Over the last several months, Chiapas Governor Guillén has ordered raids on a number of communities that have set up autonomous local governments. On April 11, for example, 500 Mexican army troops and police invaded Taniperla--a peasant cooperative that had just declared itself autonomous from the central government and renamed itself in honor of the early Mexican revolutionary hero Flores Magón.
After this attack, Guillén announced that the raid represented a new policy--that he would no longer allow the people of Chiapas to set up local governments that did not recognize the authority of the central Mexican government. The PRI government has also intensified the campaign to drive out people who have come to Chiapas from around the world. Eleven of the 20 people seized in the raid on Flores Magón were foreigners associated with a local human rights organization. They had reportedly come from the United States, Germany, Spain, Canada and Belgium to document mistreatment of people in this area. Such observers have played a role in exposing counterinsurgency atrocities by the Mexican army and the PRI-led paramilitary groups. The fact that the Mexican ruling class wants to force them out of the area is an ominous sign of the government's moves against the people.
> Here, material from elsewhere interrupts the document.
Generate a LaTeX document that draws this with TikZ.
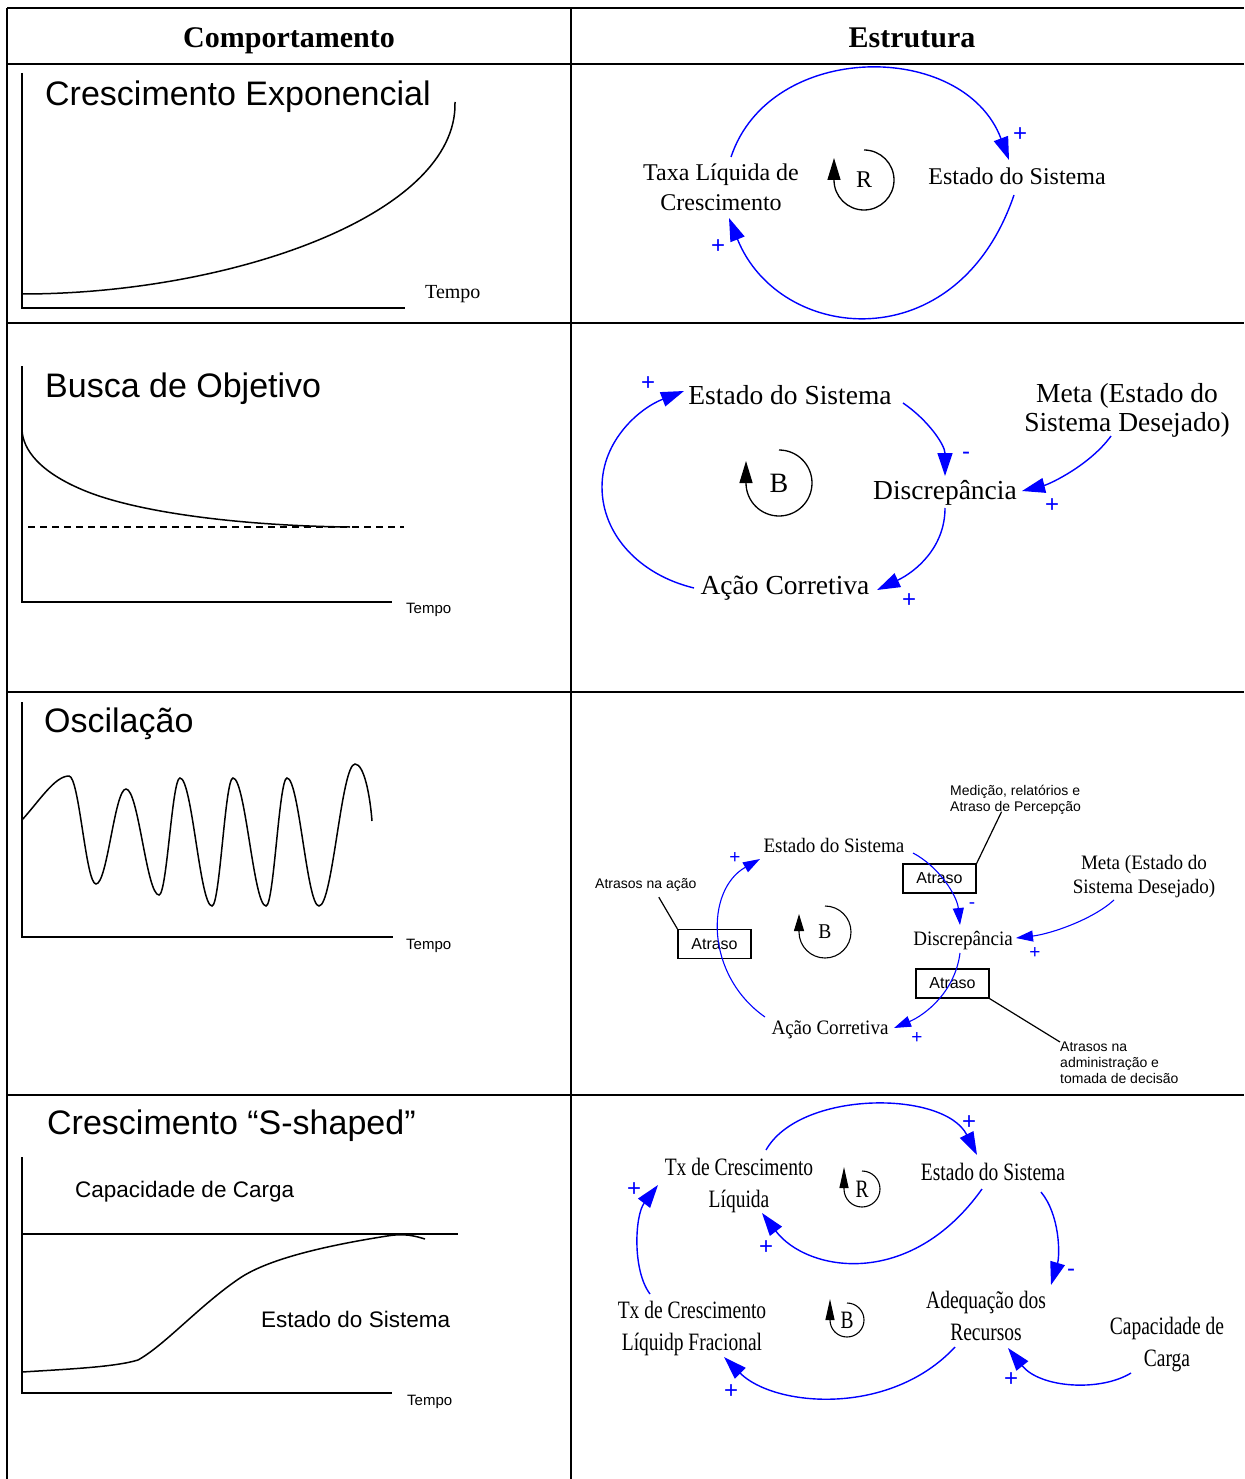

The EZLN emerged as an armed peasant force in southern Mexico in January 1994--right at the time when U.S. imperialism's North American Free Trade Agreement (NAFTA) went into effect. The uprising in Chiapas struck fear and panic into the hearts of the Mexican ruling class and its U.S. overlords. The uprising was met by counter-revolutionary dual tactics: vicious armed repression against the people on one hand, and false promises of reform and peace negotiations on the other.
Talks between the EZLN and the Mexican government collapsed in 1996. Since then, the central government has carried out a huge military build-up, pouring in thousands of troops into Chiapas to surround the areas controlled by the armed EZLN forces and turn large EZLN-influenced areas into occupied zones. The PRI's paramilitary forces are carrying out a bloody campaign of terror against the people. Last December, paramilitary gunmen massacred 45 campesinos in the village of Acteal. The attacks on pro-EZLN communities in Chiapas have forced thousands of people to become refugees who suffer from severe shortages of food and dangerous health conditions.
The Mexican government's sinister counterinsurgency operations in Chiapas are marked with the hand prints of U.S. imperialism. The U.S. government provides many forms of military support--from the sale of helicopters and weapons to the training of officers.
According to a May 3 article in the Mexican newspaper Proceso, Mexico is now the biggest provider of military personnel for training programs offered by the U.S. armed forces. Many of the Mexican military personnel are trained at the notorious School of the Americas, located at the Fort Benning military base in Georgia. Over 330 Mexicans attended sessions there last year. This training is carried out under the guise of helping Mexico with the "war on drugs." But clearly, the U.S. government is very worried about the "stability" of Mexico and the potential for more uprisings in Chiapas and elsewhere in the country.